▶ Data section:
+---+
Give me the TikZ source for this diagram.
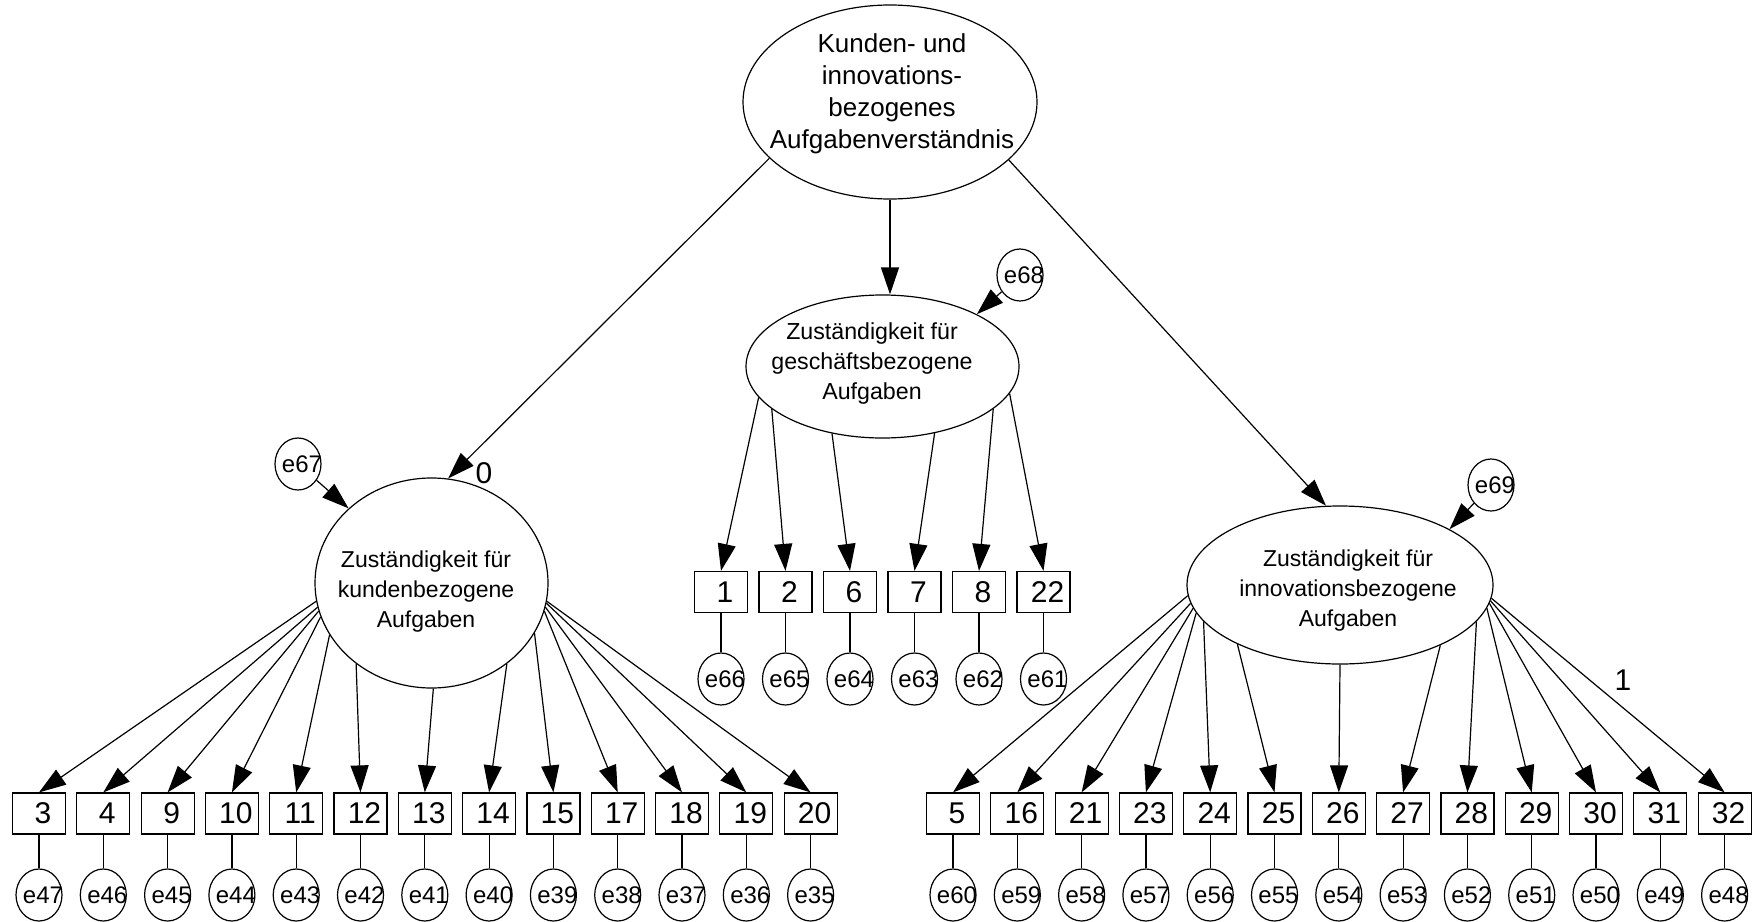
\documentclass[tikz,border=0pt]{standalone}
\usepackage{fontspec}
\setmainfont{Liberation Sans}
\usetikzlibrary{shapes.geometric,arrows.meta}

% label set slightly right of the shape centre without widening the shape
\newcommand{\shiftedlabel}[1]{\makebox[0pt]{\hspace*{4pt}#1}}

\begin{document}
\begin{tikzpicture}[x=0.5pt,y=-0.5pt,
  line width=0.6pt,
  latent/.style={draw, ellipse, inner sep=0pt},
  lattext/.style={align=center, inner sep=0pt, font=\fontsize{11.5}{15}\selectfont},
  obs/.style={draw, rectangle, minimum width=26.5pt, minimum height=20.5pt, inner sep=0pt,
              font=\fontsize{15}{15}\selectfont},
  err/.style={draw, ellipse, minimum width=23pt, minimum height=26pt, inner sep=0pt,
              font=\fontsize{12}{12}\selectfont},
  path/.style={-{Triangle[length=13.5pt,width=9pt]}},
  num/.style={inner sep=0pt, font=\fontsize{15}{15}\selectfont},
]
\useasboundingbox (0,0) rectangle (1756,921);

% second-order factor
\node[latent, minimum width=147pt, minimum height=97pt] (top) at (890,102) {};
\node[align=center, inner sep=0pt, font=\fontsize{13}{16}\selectfont] (toptext) at (892,94)
  {Kunden- und\\innovations-\\bezogenes\\Aufgabenverständnis};

% first-order factors
\node[latent, minimum width=136.5pt, minimum height=71.5pt] (mid) at (882.5,366.5) {};
\node[lattext, font=\fontsize{11.6}{15}\selectfont] (midtext) at (872,363)
  {Zuständigkeit für\\geschäftsbezogene\\Aufgaben};

\node[latent, minimum width=116.5pt, minimum height=105pt] (lc) at (431.5,583) {};
\node[lattext] (lctext) at (426,592) {Zuständigkeit für\\kundenbezogene\\Aufgaben};

\node[latent, minimum width=153pt, minimum height=79pt] (rc) at (1340,585) {};
\node[lattext] (rctext) at (1348,591) {Zuständigkeit für\\innovationsbezogene\\Aufgaben};

% disturbances of the first-order factors
\node[err] (e67) at (298,464) {\shiftedlabel{e67}};
\node[err] (e68) at (1020,275) {\shiftedlabel{e68}};
\node[err] (e69) at (1491,485) {\shiftedlabel{e69}};

\draw[path] (e67) -- (lc.138);
\draw[path] (e68) -- (mid.29);
\draw[path] (e69) -- (rc.27);

% second-order loadings
\draw[path] (top.205) -- (lc.81);
\draw[path] (top.south) -- (top.south |- mid.north);
\draw[path] (top.334.5) -- (rc.100);

\node[num] (lbl0) at (484,473) {0};
\node[num] (lbl1) at (1623,680) {1};

% customer-related items
\foreach \n/\e/\a [count=\i from 0] in
  {3/47/189,4/46/192,9/45/194.5,10/44/197.5,11/43/207,12/42/227,13/41/271,
   14/40/313,15/39/334,17/38/346,18/37/348,19/36/350,20/35/351}{
  \node[obs] (b\n) at (39+64.3*\i,813.5) {\shiftedlabel{\n}};
  \node[err] (e\e) at (39+64.3*\i,895) {\shiftedlabel{e\e}};
  \draw[path] (lc.\a) -- (b\n.north);
  \draw (b\n) -- (e\e);
}

% business-related items
\foreach \n/\e/\a [count=\i from 0] in
  {1/66/194,2/65/201.5,6/64/233,7/63/308,8/62/339.5,22/61/348.5}{
  \node[obs] (b\n) at (721+64.5*\i,592) {\shiftedlabel{\n}};
  \node[err] (e\e) at (721+64.5*\i,679) {\shiftedlabel{e\e}};
  \draw[path] (mid.\a) -- (b\n.north);
  \draw (b\n) -- (e\e);
}

% innovation-related items
\foreach \n/\e/\a [count=\i from 0] in
  {5/60/184.5,16/59/187,21/58/189.5,23/57/191.5,24/56/195,25/55/210.5,26/54/270,
   27/53/329,28/52/345,29/51/351.5,30/50/353,31/49/354.5,32/48/355.5}{
  \node[obs] (b\n) at (953+64.3*\i,813.5) {\shiftedlabel{\n}};
  \node[err] (e\e) at (953+64.3*\i,895) {\shiftedlabel{e\e}};
  \draw[path] (rc.\a) -- (b\n.north);
  \draw (b\n) -- (e\e);
}
\end{tikzpicture}
\end{document}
+---+
▶ What you are asked to do: Leave out the pictures and reproduce the rest of the listing exactly.

▶ Response to this task:
Give me the TikZ source for this diagram.
\documentclass[tikz,border=0pt]{standalone}
\usepackage{fontspec}
\setmainfont{Liberation Sans}
\usetikzlibrary{shapes.geometric,arrows.meta}

% label set slightly right of the shape centre without widening the shape
\newcommand{\shiftedlabel}[1]{\makebox[0pt]{\hspace*{4pt}#1}}

\begin{document}
\begin{tikzpicture}[x=0.5pt,y=-0.5pt,
  line width=0.6pt,
  latent/.style={draw, ellipse, inner sep=0pt},
  lattext/.style={align=center, inner sep=0pt, font=\fontsize{11.5}{15}\selectfont},
  obs/.style={draw, rectangle, minimum width=26.5pt, minimum height=20.5pt, inner sep=0pt,
              font=\fontsize{15}{15}\selectfont},
  err/.style={draw, ellipse, minimum width=23pt, minimum height=26pt, inner sep=0pt,
              font=\fontsize{12}{12}\selectfont},
  path/.style={-{Triangle[length=13.5pt,width=9pt]}},
  num/.style={inner sep=0pt, font=\fontsize{15}{15}\selectfont},
]
\useasboundingbox (0,0) rectangle (1756,921);

% second-order factor
\node[latent, minimum width=147pt, minimum height=97pt] (top) at (890,102) {};
\node[align=center, inner sep=0pt, font=\fontsize{13}{16}\selectfont] (toptext) at (892,94)
  {Kunden- und\\innovations-\\bezogenes\\Aufgabenverständnis};

% first-order factors
\node[latent, minimum width=136.5pt, minimum height=71.5pt] (mid) at (882.5,366.5) {};
\node[lattext, font=\fontsize{11.6}{15}\selectfont] (midtext) at (872,363)
  {Zuständigkeit für\\geschäftsbezogene\\Aufgaben};

\node[latent, minimum width=116.5pt, minimum height=105pt] (lc) at (431.5,583) {};
\node[lattext] (lctext) at (426,592) {Zuständigkeit für\\kundenbezogene\\Aufgaben};

\node[latent, minimum width=153pt, minimum height=79pt] (rc) at (1340,585) {};
\node[lattext] (rctext) at (1348,591) {Zuständigkeit für\\innovationsbezogene\\Aufgaben};

% disturbances of the first-order factors
\node[err] (e67) at (298,464) {\shiftedlabel{e67}};
\node[err] (e68) at (1020,275) {\shiftedlabel{e68}};
\node[err] (e69) at (1491,485) {\shiftedlabel{e69}};

\draw[path] (e67) -- (lc.138);
\draw[path] (e68) -- (mid.29);
\draw[path] (e69) -- (rc.27);

% second-order loadings
\draw[path] (top.205) -- (lc.81);
\draw[path] (top.south) -- (top.south |- mid.north);
\draw[path] (top.334.5) -- (rc.100);

\node[num] (lbl0) at (484,473) {0};
\node[num] (lbl1) at (1623,680) {1};

% customer-related items
\foreach \n/\e/\a [count=\i from 0] in
  {3/47/189,4/46/192,9/45/194.5,10/44/197.5,11/43/207,12/42/227,13/41/271,
   14/40/313,15/39/334,17/38/346,18/37/348,19/36/350,20/35/351}{
  \node[obs] (b\n) at (39+64.3*\i,813.5) {\shiftedlabel{\n}};
  \node[err] (e\e) at (39+64.3*\i,895) {\shiftedlabel{e\e}};
  \draw[path] (lc.\a) -- (b\n.north);
  \draw (b\n) -- (e\e);
}

% business-related items
\foreach \n/\e/\a [count=\i from 0] in
  {1/66/194,2/65/201.5,6/64/233,7/63/308,8/62/339.5,22/61/348.5}{
  \node[obs] (b\n) at (721+64.5*\i,592) {\shiftedlabel{\n}};
  \node[err] (e\e) at (721+64.5*\i,679) {\shiftedlabel{e\e}};
  \draw[path] (mid.\a) -- (b\n.north);
  \draw (b\n) -- (e\e);
}

% innovation-related items
\foreach \n/\e/\a [count=\i from 0] in
  {5/60/184.5,16/59/187,21/58/189.5,23/57/191.5,24/56/195,25/55/210.5,26/54/270,
   27/53/329,28/52/345,29/51/351.5,30/50/353,31/49/354.5,32/48/355.5}{
  \node[obs] (b\n) at (953+64.3*\i,813.5) {\shiftedlabel{\n}};
  \node[err] (e\e) at (953+64.3*\i,895) {\shiftedlabel{e\e}};
  \draw[path] (rc.\a) -- (b\n.north);
  \draw (b\n) -- (e\e);
}
\end{tikzpicture}
\end{document}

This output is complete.